Some compound words are hyphenated. Others are written as two separate words. Yet others are run together as one word. Sometimes a word changes over time. Take the word web site. Or is it web-site? Or website? Well, we can probably agree that it is website. However, website is a relatively new word in our language. It often  happens that a new word begins as two separate words, and as it becomes more common, it becomes hyphenated, and then as it becomes everyday language, it is written as just one word. I see e-mail and email, e-book and ebook. Does it matter which way you write it? Then there are the compound modifiers: one-term senator, two-story building, etc. Most of the time you can’t find a compound modifier in a dictionary. And words like e-mail might be hyphenated in one dictionary and written as one word in another. What to do? What to do? Pick a way to write it, and stick with it. It is better to pick a way–even if it isn’t the preferred way — and stick to it than to keep changing from one way to another. Being inconsistent gives the appearance you really don’t know what you are doing. Consistency gives the appearance of a plan.

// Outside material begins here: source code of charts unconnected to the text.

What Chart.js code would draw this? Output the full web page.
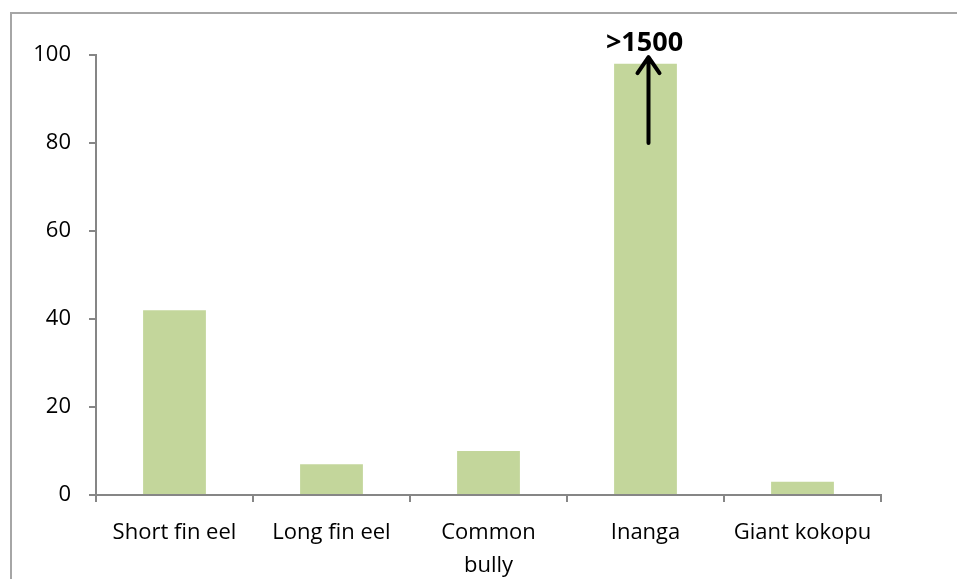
<!DOCTYPE html>
<html lang="en">
<head>
    <meta charset="UTF-8">
    <title>Fish counts</title>
    <script src="https://cdn.jsdelivr.net/npm/chart.js"></script>
    <style>
        body { margin: 0; overflow: hidden; background: #fff; }
        #wrap { position: relative; width: 957px; height: 579px; }
        #frame { position: absolute; left: 10px; top: 12px; width: 1000px; height: 700px; border: 2px solid #a6a6a6; box-sizing: border-box; }
        canvas { position: absolute; left: 0; top: 0; }
    </style>
</head>
<body>
<div id="wrap">
    <div id="frame"></div>
    <canvas id="fishChart" width="957" height="579"></canvas>
</div>
<script>
    const species = ['Short fin eel', 'Long fin eel', ['Common', 'bully'], 'Inanga', 'Giant kokopu'];
    const counts = [42, 7, 10, 98, 3];
    const yTicks = [0, 20, 40, 60, 80, 100];

    // note + arrow over the Inanga bar (true value off the scale)
    const noteIndex = 3;
    const noteText = '>1500';
    const arrowFrom = 80;
    const arrowTo = 99.5;

    const axisGrey = '#868686';
    const labelFont = { family: '"Open Sans", Lato, sans-serif', size: 22 };

    const offScaleNote = {
        id: 'offScaleNote',
        afterDatasetsDraw(chart) {
            const ctx = chart.ctx;
            const x = chart.scales.x.getPixelForValue(noteIndex) + 3;
            const y0 = chart.scales.y.getPixelForValue(arrowFrom);
            const y1 = chart.scales.y.getPixelForValue(arrowTo);
            ctx.save();
            ctx.strokeStyle = '#000';
            ctx.lineWidth = 4;
            ctx.lineCap = 'round';
            ctx.lineJoin = 'round';
            ctx.beginPath();
            ctx.moveTo(x, y0);
            ctx.lineTo(x, y1);
            ctx.moveTo(x - 11, y1 + 16);
            ctx.lineTo(x, y1);
            ctx.lineTo(x + 11, y1 + 16);
            ctx.stroke();
            ctx.fillStyle = '#000';
            ctx.font = 'bold 27px "Open Sans", Lato, sans-serif';
            ctx.textAlign = 'center';
            ctx.textBaseline = 'middle';
            ctx.fillText(noteText, x - 4, y1 - 14);
            ctx.restore();
        }
    };

    new Chart(document.getElementById('fishChart'), {
        type: 'bar',
        data: {
            labels: species,
            datasets: [{
                data: counts,
                backgroundColor: '#c3d69b',
                barPercentage: 0.8,
                categoryPercentage: 0.5
            }]
        },
        options: {
            responsive: false,
            animation: false,
            layout: { padding: { left: 0, top: 55, right: 76, bottom: 0 } },
            plugins: { legend: { display: false }, tooltip: { enabled: false } },
            scales: {
                x: {
                    grid: { offset: true, drawOnChartArea: false, color: axisGrey, tickLength: 7, lineWidth: 2 },
                    border: { color: axisGrey, width: 2 },
                    ticks: { color: '#000', font: { ...labelFont, lineHeight: 1.5 }, padding: 14, maxRotation: 0, autoSkip: false },
                    afterFit(scale) { scale.height = 84; }
                },
                y: {
                    min: 0,
                    max: 100,
                    afterBuildTicks(scale) { scale.ticks = yTicks.map(v => ({ value: v })); },
                    grid: { drawOnChartArea: false, color: axisGrey, tickLength: 7, lineWidth: 2 },
                    border: { color: axisGrey, width: 2 },
                    ticks: { color: '#000', font: labelFont, padding: 18 },
                    afterFit(scale) { scale.width = 96; }
                }
            }
        },
        plugins: [offScaleNote]
    });
</script>
</body>
</html>
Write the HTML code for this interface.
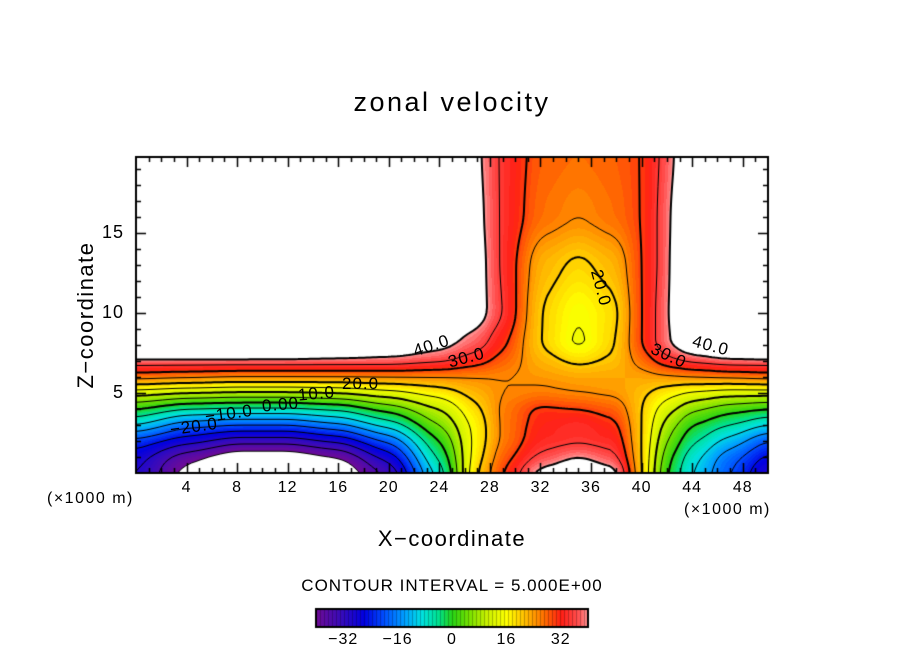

We all know the capitalization rules. And there are so many of them. And sometimes, there just is no real answer as to whether or not something should be initial capped or not. Or maybe you have some reason to capitalize something just because. Be consistent with the capitalization. Pick one way and stick to it for the same use of the same word. Inconsistent capitalization can be jolting to a careful reader.

Parallel construction.

What is that? It is more of a grammatical/writing quality issue that is a more organic type of consistency. It is actually “incorrect” to write without parallel construction. Parallel construction is the use of the same construction for similar elements in a sentence. Here is a very simple example of a sentence that is NOT parallel: We went to the pool, to the mall, and saw a movie. Parallel: We went to the pool, to the mall, and to the movies. A little more complex example of a sentence that is not parallel: My boss said, “You will be getting a promotion, receiving a sizable raise, and your responsibility will increase.” Here is how to write it in a parallel way: My boss said, “You will be getting a promotion, receiving a sizable raise, and assuming more responsibility.”
Consistency is one of those aspects of your writing that make it look “finished.”